Manually implementing backpropagation to make sure I know how it works
Timespan: March 2019
Published: 2019-09-27
When I first completed Andrew Ng's course, I realized that the coding homeworks had babied me. The structure was already in-place, the matrix operations were trivial in MATLAB, and I didn't really have to understand how the backprop algorithm worked in order to implement it in the exercises. To prove to myself that I knew how to do it, I needed to implement it myself, with only a little help from Python and numpy.
Also, for whatever reason, implementing machine learning in PyTorch was trivial and unimpressive to a lot of people. That kind of peeved me, since tuning hyperparameters is no trivial task. Staging layers for CNNs was also not easy to figure out.

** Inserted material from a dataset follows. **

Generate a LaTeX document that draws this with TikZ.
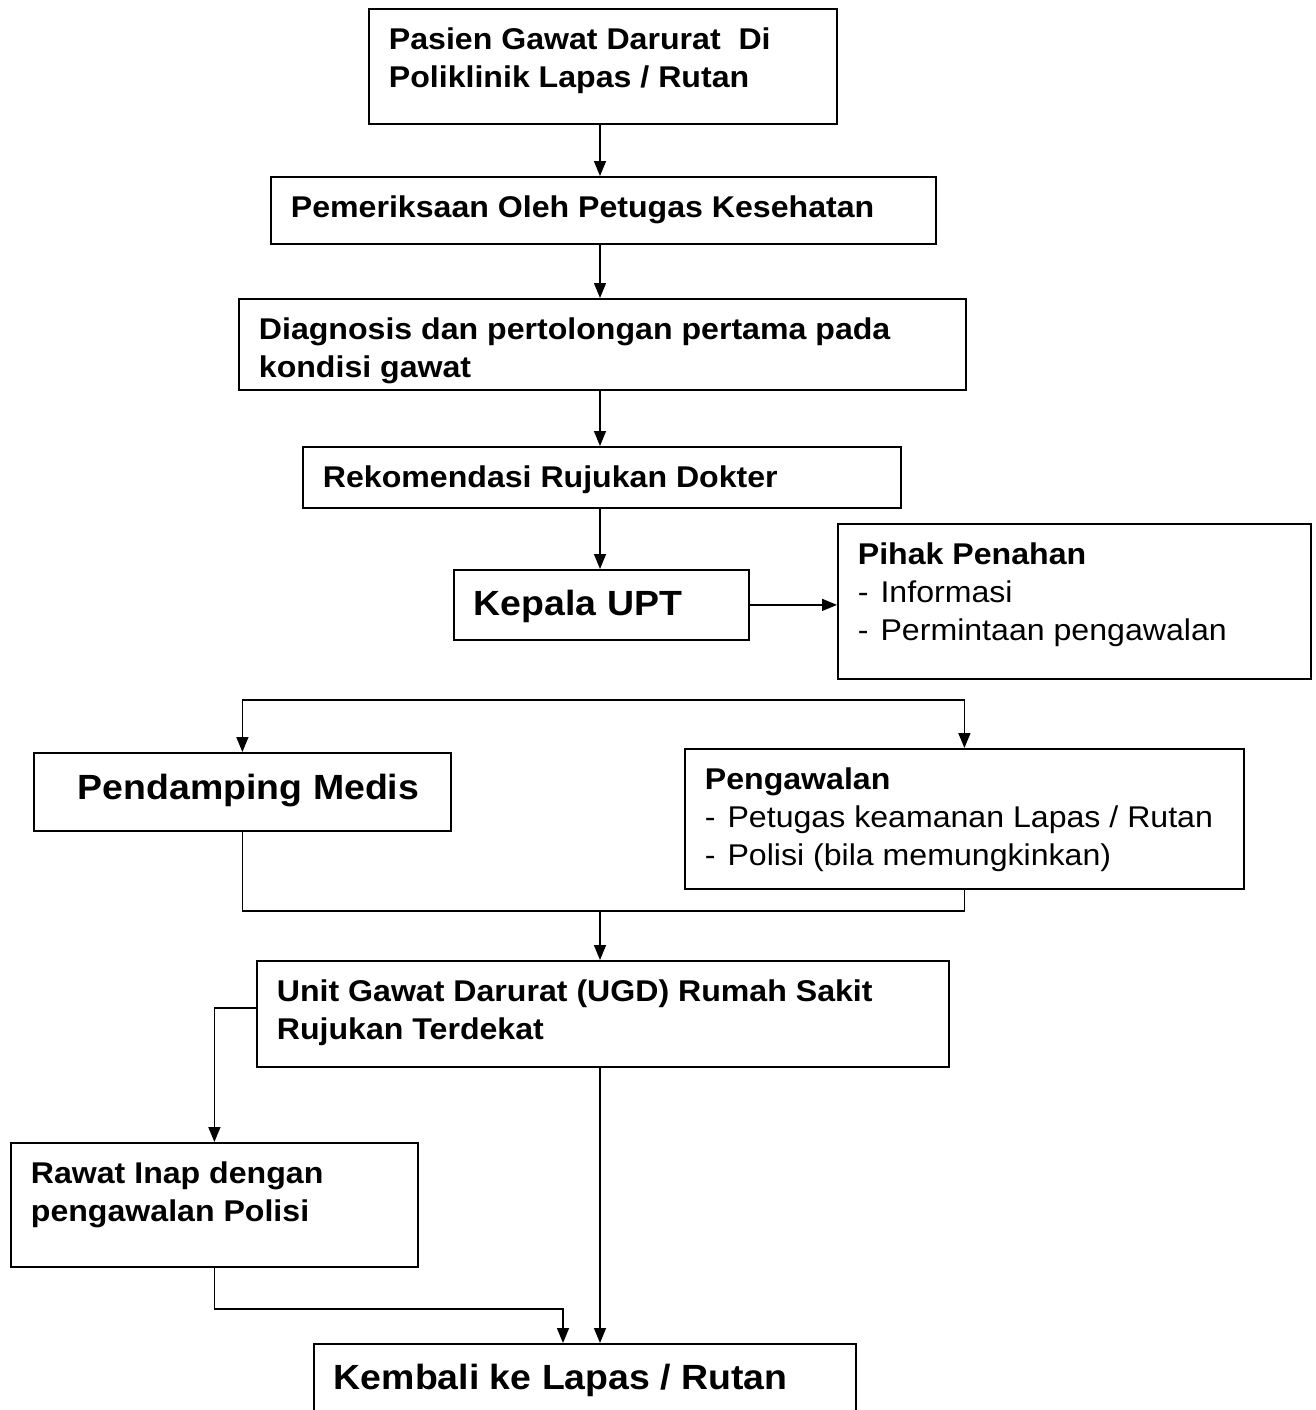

I started by watching 3Blue1Brown's video on the backprop algorithm, which really helped me understand what order to do the math in. I wrote a ReLU function in Python, then either imported or created all the variables (a', z, etc.) and multiplied a bunch of matrices together. I trained on the MNIST handwritten digits dataset, and got 86% accuracy on the test set after validating on a 20% subset.
This post is short because the code is not very neat to look at or think about. Machine learning really is just a bunch of matrices multiplying themselves. I meant to implement gradient checking to make sure I had taken the derivatives properly, but I was much too lazy. This whole project took about 8 hours, and doing the same thing in PyTorch would have taken less than 1. I just thought it was a fun, personal challenge, and now will never take PyTorch for granted again.